Hello All...

Been searching for awhile in the archives and on the 'net for an answer, 
but not really finding one, just bits and pieces. Perhaps someone here can 
help me pull together what's going on.

I have a complex directive which is using scope: true.  It's actually the 
ng-grid latest 2.x version that I'm trying to write cleanup code for, since 
it just is leaking memory like crazy, and our app is "stuck" with it for 
now. Here's the plunk that demos the problem 
<http://plnkr.co/edit/BMoCp4sRcdq6KgguvqGz>. When you click through the 
grid and check the heap snapshots afterwards, you'll see several 
"unattached" ngGrid objects. These are only held down by listeners on the 
directive's scope.

When I'm changing states (using ui.route latest) by clicking through the 
multple grids (states), the grid directive's scope IS getting the $destroy 
event. The handler is working. However, the scope itself is NOT getting 
$destroy() called on it.  I see in the heap snapshot that the directive's 
scope is still holding onto elements via $$listeners.  Also, 
scope.$$destroyed is not set.

However, scope._prototype_ *IS* destroyed.  And because it is, I can't even 
call $scope.$destroy from the directive's $on-$destroy handler, since the 
proto's $destroy() call changed the definition of $destroy to noop.

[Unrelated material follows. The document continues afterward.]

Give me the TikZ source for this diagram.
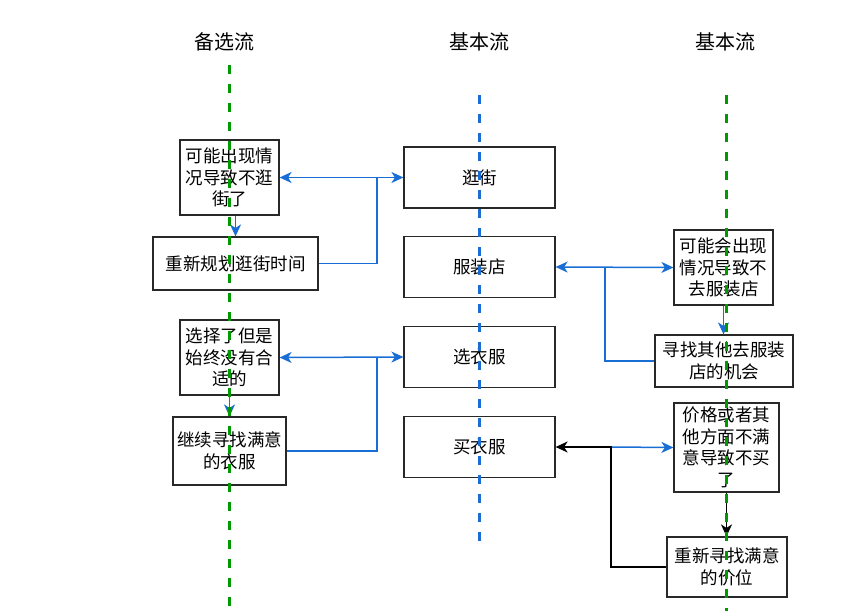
\documentclass[tikz,border=0pt]{standalone}
\usepackage{fontspec}
\setmainfont{Noto Sans CJK SC}
\usetikzlibrary{arrows.meta, positioning}
\definecolor{flowblue}{RGB}{24,110,212}
\definecolor{lanegreen}{RGB}{0,153,0}
\definecolor{boxline}{RGB}{40,40,40}

\begin{document}
\begin{tikzpicture}[x=1pt, y=-1pt,
        box/.style={draw=boxline, line width=1.2pt, rectangle, align=center, inner sep=0pt, font=\fontsize{17.5}{21.5}\selectfont},
        title/.style={font=\fontsize{20}{24}\selectfont},
        lane/.style={line width=3pt, dash pattern=on 9pt off 10pt},
        link/.style={-{Stealth[length=12pt, width=11pt, inset=3.5pt]}, line width=1.5pt, flowblue},
        twoway/.style={{Stealth[length=12pt, width=11pt, inset=3.5pt]}-{Stealth[length=12pt, width=11pt, inset=3.5pt]}, line width=1.5pt, flowblue},
        plain/.style={line width=1.5pt, flowblue}
    ]
        \useasboundingbox (0,0) rectangle (848,611);

        % Titles
        \node[title] (altflow) at (224,42) {备选流};
        \node[title] (mainflow) at (479,42) {基本流};
        \node[title] (mainflow2) at (725,42) {基本流};

        % Alternative flow
        \node[box, minimum width=99pt, minimum height=75pt] (noshop) at (229.5,177.5) {可能出现情\\况导致不逛\\街了};
        \node[box, minimum width=165pt, minimum height=53pt] (replan) at (235.5,263.5) {重新规划逛街时间};
        \node[box, minimum width=99pt, minimum height=75pt] (nofit) at (229.5,357.5) {选择了但是\\始终没有合\\适的};
        \node[box, minimum width=113pt, minimum height=68pt] (keeplook) at (229.5,451) {继续寻找满意\\的衣服};

        % Basic flow
        \node[box, minimum width=151pt, minimum height=61pt] (street) at (479.5,177.5) {逛街};
        \node[box, minimum width=151pt, minimum height=61pt] (store) at (479.5,267) {服装店};
        \node[box, minimum width=151pt, minimum height=61pt] (choose) at (479.5,357) {选衣服};
        \node[box, minimum width=151pt, minimum height=61pt] (buy) at (479.5,447) {买衣服};

        % Basic flow, exceptions
        \node[box, minimum width=99pt, minimum height=75pt] (nostore) at (723.5,267.5) {可能会出现\\情况导致不\\去服装店};
        \node[box, minimum width=138pt, minimum height=52pt] (otherstore) at (724,361) {寻找其他去服装\\店的机会};
        \node[box, minimum width=105pt, minimum height=89pt] (nobuy) at (726.5,447.5) {价格或者其\\他方面不满\\意导致不买\\了};
        \node[box, minimum width=120pt, minimum height=60pt] (reprice) at (727,567) {重新寻找满意\\的价位};

        % Junctions
        \coordinate (jstreet) at (377,177.5);
        \coordinate (jchoose) at (377,357.5);
        \coordinate (jstore) at (605,267);
        \coordinate (jbuy) at (611,447);

        % Arrows
        \draw[link] (replan.north |- noshop.south) -- (replan.north);
        \draw[link] (nofit.south) -- (keeplook.north);
        \draw[link] (nostore.south) -- (nostore.south |- otherstore.north);
        \draw[twoway] (noshop.east) -- (street.west);
        \draw[plain] (replan.east) -| (jstreet);
        \draw[twoway] (nofit.east) -- (choose.west);
        \draw[plain] (keeplook.east) -| (jchoose);
        \draw[twoway] (store.east) -- (nostore.west);
        \draw[plain] (otherstore.west) -| (jstore);
        \draw[link] (jbuy) -- (nobuy.west);
        \draw[link, black] (reprice.west) -| (jbuy) -- (buy.east);
        \draw[link, black] (nobuy.south) -- (nobuy.south |- reprice.north);

        % Lanes
        \draw[lane, lanegreen] (229,65) -- (229,611);
        \draw[lane, flowblue] (479,95) -- (479,550);
        \draw[lane, lanegreen] (726,95) -- (726,611);

    \end{tikzpicture}
\end{document}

Setting scope.$$listeners = {} with a $timeout of 2000 (to give time for 
the directive to finish cleaning up in my on-$destroy listener seems to 
work , but it feels wrong to munge with the internals, and sometimes it's 
not long enough for the browser to finish the cleanup.  It's just a 
work-around/kludge.

*So what is preventing my directive's scope from getting $destroy() 
automatically called on it? *

At first, I thought it was because we use scope: true in the directive 
options, since the proto scope seems to have been destroyed. So I wrote a 
plunk to try that theory out. <http://plnkr.co/edit/ucqlRC> But with this 
plunk, the directive's scope is properly destroyed and no objects are 
leaked. Very surprising, actually. But I don't use the same view nesting I 
have in the first plunk; however I doubt that's it.  Controller scope still 
gets wiped when the views change. I still have a watcher on an internal 
object. So I would think I'd see a similar dynamic. But it appears that 
$destroy is really called on that internal scope.

Any ideas about what would prevent a directive scope from getting 
$destroy() called on it? IT seems related to the scope: true bit, but I 
can't quite grok Angular internals enough to say why.